Combining Replication and Sharding for a Comprehensive Solution

While distinct, replication and sharding are not mutually exclusive; in fact, they are often used together to create a robust, highly available, and scalable Redis infrastructure. This combined approach leverages the strengths of both strategies:

  • Each shard (which acts as a master for its data subset) can be replicated to one or more slave instances.
  • This means that while sharding distributes data for capacity and write scaling, replication ensures high availability and read scaling *within each shard*.
  • If a shard’s master fails, one of its slaves can be promoted, maintaining the availability of that specific data subset.
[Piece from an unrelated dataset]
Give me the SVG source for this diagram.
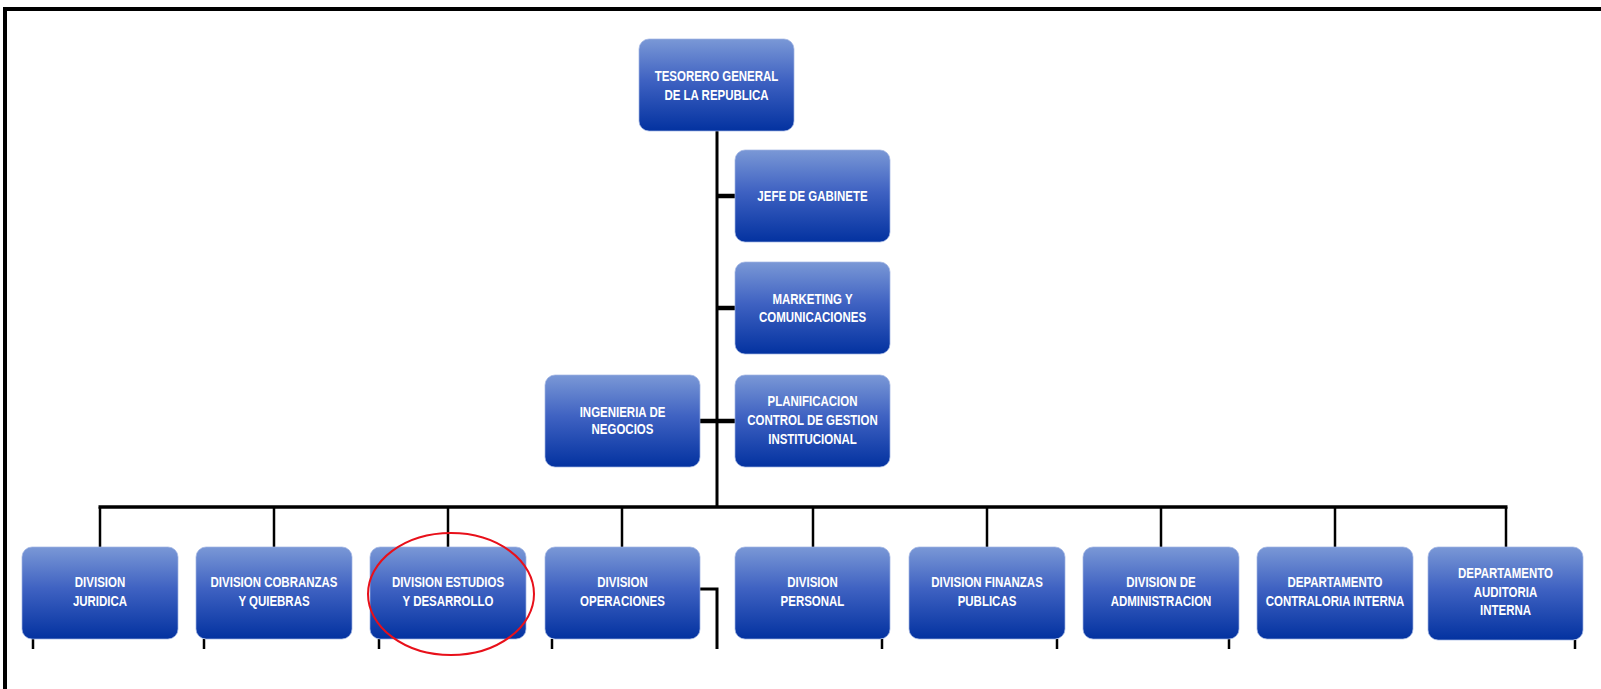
<svg xmlns="http://www.w3.org/2000/svg" width="1601" height="689" viewBox="0 0 1601 689">
<defs>
<linearGradient id="g" x1="0" y1="0" x2="0" y2="1">
<stop offset="0" stop-color="#7a98d6"/>
<stop offset="0.45" stop-color="#3f62c2"/>
<stop offset="1" stop-color="#0332a0"/>
</linearGradient>
</defs>
<style>
.box{fill:url(#g);stroke:#9fb3e2;stroke-width:1;stroke-opacity:0.7}
.t{font-family:"Liberation Sans",Arial,sans-serif;font-weight:bold;font-size:14px;fill:#ffffff;text-anchor:middle}
.c{stroke:#000;fill:none;stroke-linecap:butt}
</style>
<rect width="1601" height="689" fill="#ffffff"/>
<g id="frame">
<line x1="3" y1="9" x2="1601" y2="9" stroke="#000" stroke-width="4"/>
<line x1="5" y1="7" x2="5" y2="689" stroke="#000" stroke-width="4"/>
</g>
<g id="connectors" class="c">
<line x1="717" y1="131" x2="717" y2="508" stroke-width="3"/>
<line x1="717" y1="196" x2="735" y2="196" stroke-width="4.5"/>
<line x1="717" y1="308" x2="735" y2="308" stroke-width="4.5"/>
<line x1="700" y1="421" x2="735" y2="421" stroke-width="4.5"/>
<line x1="98.5" y1="507" x2="1507.5" y2="507" stroke-width="3.5"/>
<line x1="100" y1="507" x2="100" y2="547" stroke-width="2.5"/>
<line x1="274" y1="507" x2="274" y2="547" stroke-width="2.5"/>
<line x1="448" y1="507" x2="448" y2="547" stroke-width="2.5"/>
<line x1="622" y1="507" x2="622" y2="547" stroke-width="2.5"/>
<line x1="813" y1="507" x2="813" y2="547" stroke-width="2.5"/>
<line x1="987" y1="507" x2="987" y2="547" stroke-width="2.5"/>
<line x1="1161" y1="507" x2="1161" y2="547" stroke-width="2.5"/>
<line x1="1335" y1="507" x2="1335" y2="547" stroke-width="2.5"/>
<line x1="1506" y1="507" x2="1506" y2="547" stroke-width="2.5"/>
<polyline points="700,589 717,589 717,649" stroke-width="3"/>
<line x1="33" y1="639" x2="33" y2="649" stroke-width="2.5"/>
<line x1="204" y1="639" x2="204" y2="649" stroke-width="2.5"/>
<line x1="379" y1="639" x2="379" y2="649" stroke-width="2.5"/>
<line x1="552" y1="639" x2="552" y2="649" stroke-width="2.5"/>
<line x1="882" y1="639" x2="882" y2="649" stroke-width="2.5"/>
<line x1="1057" y1="639" x2="1057" y2="649" stroke-width="2.5"/>
<line x1="1229" y1="639" x2="1229" y2="649" stroke-width="2.5"/>
<line x1="1575" y1="640" x2="1575" y2="649" stroke-width="2.5"/>
</g>
<g id="tesorero">
<rect class="box" x="639" y="39" width="155" height="92" rx="10"/>
<text class="t" transform="translate(716.5 80.5) scale(0.82 1)">TESORERO GENERAL</text>
<text class="t" transform="translate(716.5 99.5) scale(0.82 1)">DE LA REPUBLICA</text>
</g>
<g id="jefe">
<rect class="box" x="735" y="150" width="155" height="92" rx="10"/>
<text class="t" transform="translate(812.5 201) scale(0.82 1)">JEFE DE GABINETE</text>
</g>
<g id="marketing">
<rect class="box" x="735" y="262" width="155" height="92" rx="10"/>
<text class="t" transform="translate(812.5 303.5) scale(0.82 1)">MARKETING Y</text>
<text class="t" transform="translate(812.5 322) scale(0.82 1)">COMUNICACIONES</text>
</g>
<g id="planificacion">
<rect class="box" x="735" y="375" width="155" height="92" rx="10"/>
<text class="t" transform="translate(812.5 406) scale(0.82 1)">PLANIFICACION</text>
<text class="t" transform="translate(812.5 425) scale(0.82 1)">CONTROL DE GESTION</text>
<text class="t" transform="translate(812.5 443.5) scale(0.82 1)">INSTITUCIONAL</text>
</g>
<g id="ingenieria">
<rect class="box" x="545" y="375" width="155" height="92" rx="10"/>
<text class="t" transform="translate(622.5 416.5) scale(0.82 1)">INGENIERIA DE</text>
<text class="t" transform="translate(622.5 434) scale(0.82 1)">NEGOCIOS</text>
</g>
<g id="juridica">
<rect class="box" x="22" y="547" width="156" height="92" rx="10"/>
<text class="t" transform="translate(100 587) scale(0.82 1)">DIVISION</text>
<text class="t" transform="translate(100 606) scale(0.82 1)">JURIDICA</text>
</g>
<g id="cobranzas">
<rect class="box" x="196" y="547" width="156" height="92" rx="10"/>
<text class="t" transform="translate(274 587) scale(0.82 1)">DIVISION COBRANZAS</text>
<text class="t" transform="translate(274 606) scale(0.82 1)">Y QUIEBRAS</text>
</g>
<g id="estudios">
<rect class="box" x="370" y="547" width="156" height="92" rx="10"/>
<text class="t" transform="translate(448 587) scale(0.82 1)">DIVISION ESTUDIOS</text>
<text class="t" transform="translate(448 606) scale(0.82 1)">Y DESARROLLO</text>
</g>
<g id="operaciones">
<rect class="box" x="545" y="547" width="155" height="92" rx="10"/>
<text class="t" transform="translate(622.5 587) scale(0.82 1)">DIVISION</text>
<text class="t" transform="translate(622.5 606) scale(0.82 1)">OPERACIONES</text>
</g>
<g id="personal">
<rect class="box" x="735" y="547" width="155" height="92" rx="10"/>
<text class="t" transform="translate(812.5 587) scale(0.82 1)">DIVISION</text>
<text class="t" transform="translate(812.5 606) scale(0.82 1)">PERSONAL</text>
</g>
<g id="finanzas">
<rect class="box" x="909" y="547" width="156" height="92" rx="10"/>
<text class="t" transform="translate(987 587) scale(0.82 1)">DIVISION FINANZAS</text>
<text class="t" transform="translate(987 606) scale(0.82 1)">PUBLICAS</text>
</g>
<g id="administracion">
<rect class="box" x="1083" y="547" width="156" height="92" rx="10"/>
<text class="t" transform="translate(1161 587) scale(0.82 1)">DIVISION DE</text>
<text class="t" transform="translate(1161 606) scale(0.82 1)">ADMINISTRACION</text>
</g>
<g id="contraloria">
<rect class="box" x="1257" y="547" width="156" height="92" rx="10"/>
<text class="t" transform="translate(1335 587) scale(0.82 1)">DEPARTAMENTO</text>
<text class="t" transform="translate(1335 606) scale(0.82 1)">CONTRALORIA INTERNA</text>
</g>
<g id="auditoria">
<rect class="box" x="1428" y="547" width="155" height="93" rx="10"/>
<text class="t" transform="translate(1505.5 578) scale(0.82 1)">DEPARTAMENTO</text>
<text class="t" transform="translate(1505.5 596.5) scale(0.82 1)">AUDITORIA</text>
<text class="t" transform="translate(1505.5 615) scale(0.82 1)">INTERNA</text>
</g>
<g id="highlight">
<ellipse cx="451" cy="594" rx="83" ry="61" fill="none" stroke="#e8101a" stroke-width="2"/>
</g>
</svg>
A simple illustration of this combined architecture might look like this:

Client Requests
       |
       V
+-----------------+
| Redis Cluster   | (Handles Sharding Logic)
| (or Client-Side |
|   Partitioning) |
+-----------------+
       |
       +--------------------+--------------------+
       V                    V                    V
+-----------------+    +-----------------+    +-----------------+
|   Shard 1       |    |   Shard 2       |    |   Shard 3       |
| (Master Instance)|    | (Master Instance)|    | (Master Instance)|
+-----------------+    +-----------------+    +-----------------+
       |                      |                      |
       | Replication          | Replication          | Replication
       V                      V                      V
+-----------------+    +-----------------+    +-----------------+
|   Shard 1       |    |   Shard 2       |    |   Shard 3       |
| (Slave Instance) |    | (Slave Instance) |    | (Slave Instance) |
+-----------------+    +-----------------+    +-----------------+

Conclusion

For a mid-level developer, understanding the distinct roles of Redis replication and sharding is fundamental for designing scalable and resilient Redis-based applications. Replication is your go-to for ensuring data safety and distributing read loads, while sharding is essential for handling massive datasets and scaling write operations. When combined, they provide a powerful solution for nearly any demanding Redis workload, offering both horizontal scalability and high availability.